- RECORDED DATA:
----------

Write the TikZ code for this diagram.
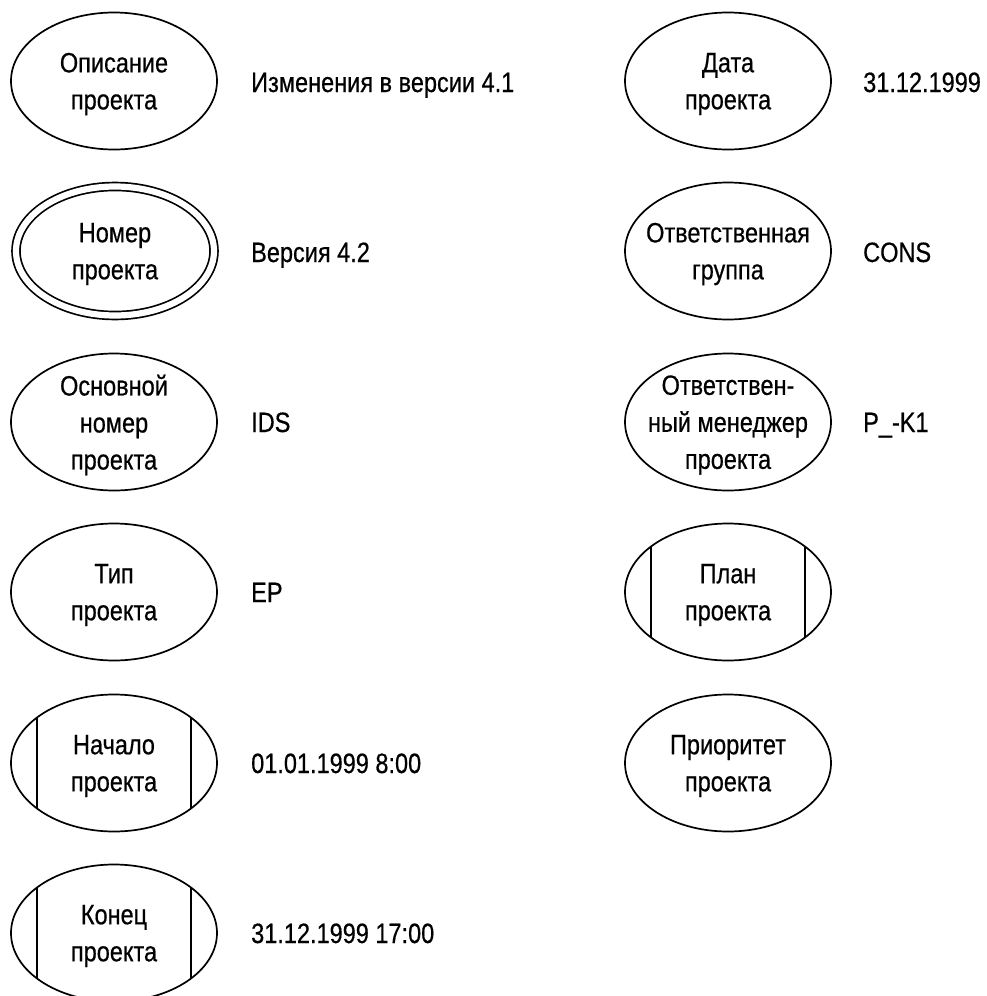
\documentclass[tikz,border=0pt]{standalone}
\usepackage{fontspec}
\setmainfont[FakeStretch=0.84,FakeBold=0.5]{Liberation Sans}
\usetikzlibrary{shapes.geometric}
\begin{document}
\begin{tikzpicture}[x=1pt,y=-1pt,
  field/.style={ellipse,draw,line width=1.7pt,minimum width=206pt,minimum height=137pt,inner sep=0pt},
  keyfield/.style={field,double,double distance=6.2pt,minimum width=198pt,minimum height=129pt},
  caption/.style={font=\fontsize{28}{37}\selectfont,align=center,inner sep=0pt,yshift=-3pt},
  value/.style={font=\fontsize{28}{37}\selectfont,anchor=base west,inner sep=0pt},
  bar/.style={line width=1.7pt}]
\useasboundingbox (0,0) rectangle (986,996);

% left column
\node[field]    (e1) at (114,81)  {};
\node[keyfield] (e2) at (115,251) {};
\node[field]    (e3) at (114,422) {};
\node[field]    (e4) at (114,592) {};
\node[field]    (e5) at (114,763) {};
\node[field]    (e6) at (114,933) {};

\node[caption] (c1) at (e1) {Описание\\проекта};
\node[caption] (c2) at (e2) {Номер\\проекта};
\node[caption] (c3) at (e3) {Основной\\номер\\проекта};
\node[caption] (c4) at (e4) {Тип\\проекта};
\node[caption] (c5) at (e5) {Начало\\проекта};
\node[caption] (c6) at (e6) {Конец\\проекта};

\node[value] (v1) at (251,92)  {Изменения в версии 4.1};
\node[value] (v2) at (251,262) {Версия 4.2};
\node[value] (v3) at (251,432) {IDS};
\node[value] (v4) at (251,602) {EP};
\node[value] (v5) at (251,773) {01.01.1999 8:00};
\node[value] (v6) at (251,943) {31.12.1999 17:00};

% right column
\node[field] (f1) at (728,81)  {};
\node[field] (f2) at (728,251) {};
\node[field] (f3) at (728,422) {};
\node[field] (f4) at (728,592) {};
\node[field] (f5) at (728,763) {};

\node[caption] (d1) at (f1) {Дата\\проекта};
\node[caption] (d2) at (f2) {Ответственная\\группа};
\node[caption] (d3) at (f3) {Ответствен-\\ный менеджер\\проекта};
\node[caption] (d4) at (f4) {План\\проекта};
\node[caption] (d5) at (f5) {Приоритет\\проекта};

\node[value] (w1) at (863,92)  {31.12.1999};
\node[value] (w2) at (863,262) {CONS};
\node[value] (w3) at (863,432) {P\_-K1};

% side bars of the scheduled fields
\foreach \n in {e5,e6,f4}{
  \draw[bar] ([xshift=-77pt,yshift=45.5pt]\n.center) -- ([xshift=-77pt,yshift=-45.5pt]\n.center);
  \draw[bar] ([xshift=77pt,yshift=45.5pt]\n.center) -- ([xshift=77pt,yshift=-45.5pt]\n.center);
}
\end{tikzpicture}
\end{document}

----------

- EXERCISE PROMPT: Except for the pictures, print the data above exactly.

- EXERCISE ANSWER:
Write the TikZ code for this diagram.
\documentclass[tikz,border=0pt]{standalone}
\usepackage{fontspec}
\setmainfont[FakeStretch=0.84,FakeBold=0.5]{Liberation Sans}
\usetikzlibrary{shapes.geometric}
\begin{document}
\begin{tikzpicture}[x=1pt,y=-1pt,
  field/.style={ellipse,draw,line width=1.7pt,minimum width=206pt,minimum height=137pt,inner sep=0pt},
  keyfield/.style={field,double,double distance=6.2pt,minimum width=198pt,minimum height=129pt},
  caption/.style={font=\fontsize{28}{37}\selectfont,align=center,inner sep=0pt,yshift=-3pt},
  value/.style={font=\fontsize{28}{37}\selectfont,anchor=base west,inner sep=0pt},
  bar/.style={line width=1.7pt}]
\useasboundingbox (0,0) rectangle (986,996);

% left column
\node[field]    (e1) at (114,81)  {};
\node[keyfield] (e2) at (115,251) {};
\node[field]    (e3) at (114,422) {};
\node[field]    (e4) at (114,592) {};
\node[field]    (e5) at (114,763) {};
\node[field]    (e6) at (114,933) {};

\node[caption] (c1) at (e1) {Описание\\проекта};
\node[caption] (c2) at (e2) {Номер\\проекта};
\node[caption] (c3) at (e3) {Основной\\номер\\проекта};
\node[caption] (c4) at (e4) {Тип\\проекта};
\node[caption] (c5) at (e5) {Начало\\проекта};
\node[caption] (c6) at (e6) {Конец\\проекта};

\node[value] (v1) at (251,92)  {Изменения в версии 4.1};
\node[value] (v2) at (251,262) {Версия 4.2};
\node[value] (v3) at (251,432) {IDS};
\node[value] (v4) at (251,602) {EP};
\node[value] (v5) at (251,773) {01.01.1999 8:00};
\node[value] (v6) at (251,943) {31.12.1999 17:00};

% right column
\node[field] (f1) at (728,81)  {};
\node[field] (f2) at (728,251) {};
\node[field] (f3) at (728,422) {};
\node[field] (f4) at (728,592) {};
\node[field] (f5) at (728,763) {};

\node[caption] (d1) at (f1) {Дата\\проекта};
\node[caption] (d2) at (f2) {Ответственная\\группа};
\node[caption] (d3) at (f3) {Ответствен-\\ный менеджер\\проекта};
\node[caption] (d4) at (f4) {План\\проекта};
\node[caption] (d5) at (f5) {Приоритет\\проекта};

\node[value] (w1) at (863,92)  {31.12.1999};
\node[value] (w2) at (863,262) {CONS};
\node[value] (w3) at (863,432) {P\_-K1};

% side bars of the scheduled fields
\foreach \n in {e5,e6,f4}{
  \draw[bar] ([xshift=-77pt,yshift=45.5pt]\n.center) -- ([xshift=-77pt,yshift=-45.5pt]\n.center);
  \draw[bar] ([xshift=77pt,yshift=45.5pt]\n.center) -- ([xshift=77pt,yshift=-45.5pt]\n.center);
}
\end{tikzpicture}
\end{document}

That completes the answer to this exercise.